This is why Toronto still has water towers sprinkled around the city
We've all seen them: the hulking white tanks emblazoned with the City's recognizable blue logo. Toronto's water towers are at once familiar and mysterious.
And while they may not fill the role of landmark here—as they do in rural areas without taller structures—the massive tanks play a major role in our daily lives that's easy to take for granted.
"The main functions of elevated tanks are to store and pressurize water for distribution to a local area", says William Fernandes, Director, Water Treatment & Supply at Toronto Water. "Water is pumped up to a higher elevation and provides gravity-driven hydrostatic pressure."
Fernandes, and area operations supervisor Gary Thompson, are passionate when describing the system functions.
The towers allow for "consistent" water pressure to be delivered despite changing levels of demand and supply.

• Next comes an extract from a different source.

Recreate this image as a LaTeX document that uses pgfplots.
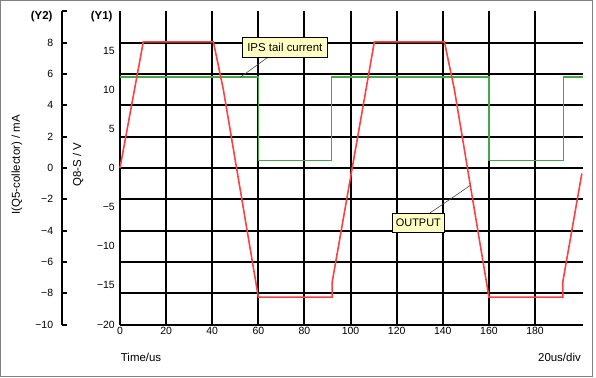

High demand results in lower tank levels; when demand is low the tanks fill up again.
Importantly, towers work well in areas where large underground reservoirs would be too expensive or otherwise not feasible.
These features make the tanks crucial to Toronto Water's operations in the areas they serve.
The City division, which employs approximately 1,600 people, is responsible for treating, storing, and distributing potable (i.e., drinkable) water within city limits.
Toronto Water currently operates four towers, all but one of which was built in 1958-1959:
Of these, the Rouge Tank, built in 1974, is by far the largest, with an astounding capacity of 7.6 megaliters, or 7,600,000 litres of water.
There are various other elevated tanks in Toronto, including ones owned by the City, such as the recognizable one at the Ashbridges Bay wastewater treatment plant. However these provide pressure only to a specific plant, not to the public.
As with all the towers, the Rouge Tank's functions (such as pumping and level monitoring) are automated, with staff working on site only to perform needed maintenance.
Fun fact: because of their height, the tanks double as cell / communication towers. Inside, they can easily accommodate a few vehicles.
What does the future hold for Toronto's water storage behemoths?
While no major maintenance is planned for the next few years, the City's capital works plan includes repainting/recoating of all four towers, beginning in 2027 with the Warden Tank.